How do we get our arms around the complexity of process? Mostly, in very distinct ways. How many of us love to look at organizational charts, value chain analysis diagrams, system architecture diagrams? If you are shaking your head “yes”, I’m deeply sorry. The fact is, we are trying to ensure we understand the interconnectedness of things, but we often do that work in silos. In efforts to diagram process or entity relationships of systems or people relationships, this work is most often performed as one-off attempts with a singular purpose or project in mind. They are not done to ensure a wider scope of understanding is gained and maintained. And therein lies a serious shortcoming of those efforts. With islands of understanding, there may be some level of interconnected understanding, but the silos remain silos and whenever we look at those groupings within a map or chart or a diagram, there is too much lost information. The value of what you have is just as quickly defined by what it does not have. (Perhaps some Camus?)
Devil’s in the Details
So, how do we connect all these silos and how do we know when we have enough detail? These are big questions to which there are no silver bullets. During a recent engagement, I was working with a global IT organization who brought together four business units to define standard global processes. Ultimately, the idea was to consolidate where possible, but initially they needed to capture how each unit was operating. I’ve done this type of work a number of times and what still amazes me each time is how often we find gaps in processes, areas that are not understood, as well as overlaps where steps are replicated and no one knew what the other one was doing. As we embarked on the journey of process design, the key question that this team asked of me was, “how many levels down do we need to go?” My answer was pretty simple: go down to the level of detail that someone from outside this process area can read and understand what is happening without any ambiguity.
Imagine if you will an organization that has documented down to that level in a consistent way across their organization. Further, imagine a singular map with diagrams that connect to all appropriate related process steps, to all related electronic content and within a platform that provides instant feedback from the personnel that perform the operations. Now, that’s getting your arms around complexity and it tells the story of the interconnectedness of things.

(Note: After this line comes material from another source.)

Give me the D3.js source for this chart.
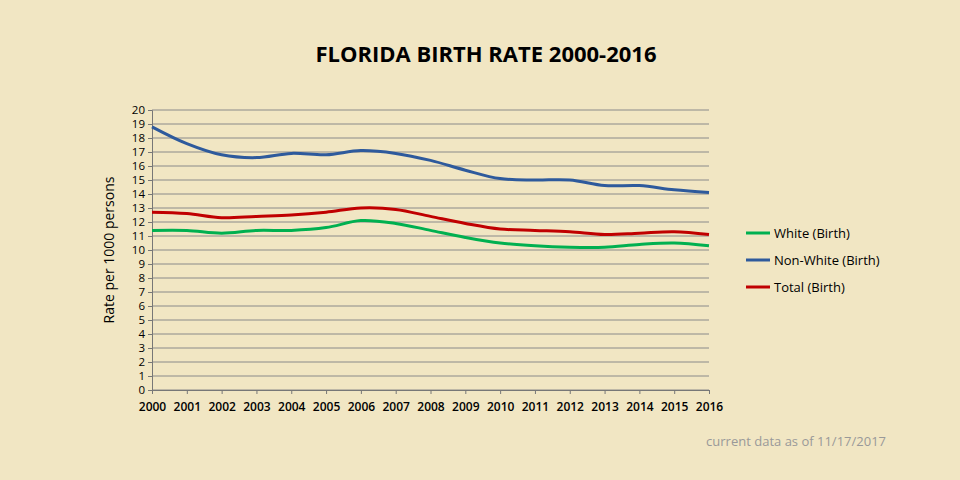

Finally, once we gain perspective on this interconnectivity we can truly understand what is working and where risk lies. For it is risk that we are constantly managing. The banks that held large amounts of mortgage credit were blind to what was in the big bag of bonds that contained smaller bags of loans that contained all kinds of facts, some of which were never gathered (such as income verification). Did they completely understand the interconnectedness of things? Did they get down to a low enough level of detail to really understand the assets that so much was riding on? To reduce operational risk, the devil’s in the details. Get your arms around process, get your arms around the details and know what you’re buying into.